Va. governor claims ignorance of appointee’s lapses


WASHINGTON (JTA) — Virginia’s governor claimed ignorance of his new appointee’s past involvement in demoting Jews when he worked in the Nixon administration.

On WTOP-FM’s "Ask the Governor" spot, Gov. Bob McDonnell claimed that he was unaware of the unethical past of Fred Malek, his choice as chairman of the Virginia Government and Restructuring Committee.

In 1988, Malek was forced to resign as deputy chairman of the Republican National Committee after the Washington Post obtained a memo showing his involvement in demoting Jews in the Bureau of Labor Statistics while working as personnel director in the Nixon administration. Two years ago Malek paid $100,000 and his company, Thayer Capital, paid $150,000 in civil fines after defrauding the Connecticut Pension Trust Fund.

Enlightened about Malek’s past, McDonnell said in reference to Malek’s demotions of Jews, "I did not know about this background, but it was 40 years ago, he made a mistake, he’s apologized and atoned for it."

Defending Malek over the civil fines, McDonnell said, "People that are in business 20, 30, 40 years, 50 years, often have regulatory violations. … I don’t know all the details, but I will say what’s important to me is that when I go about restructuring government, I want people who are proven leaders, reformers, change agents who know how to get it done. Fred Malek, during his time at Marriott and Northwestern, has a distinguished track record of getting those things done."

Malek has apologized repeatedly for his actions 40 years ago and counts Abraham Foxman, the national director of the Anti-Defamation League, as one of his defenders.

Two Jewish delegates in the Virginian Statehouse, Scott Surovell (D-Fairfax) and David Englin (D-Alexandria), called on McDonnell to ask Malek to step down.
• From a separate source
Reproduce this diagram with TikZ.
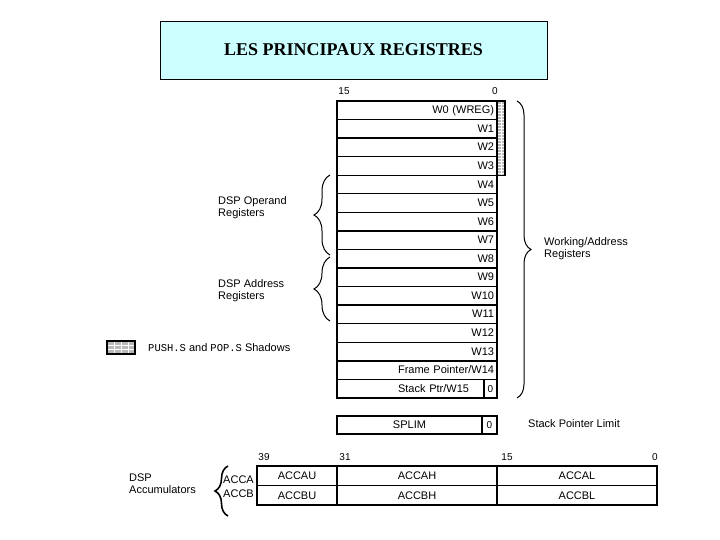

"As a Jew, I’m of course troubled by the fact that in the 1970s Mr. Malek purged Jews from government, but beyond that we need to understand that he was found liable for defrauding taxpayers in a scheme in Connecticut just two years ago," Englin told WTOP. "This is what’s wrong with politics today. People see this kind of pay-for-play, you-scratch-my-back-I-scratch-yours money in politics kind of malarkey, and it makes them cynical about the process."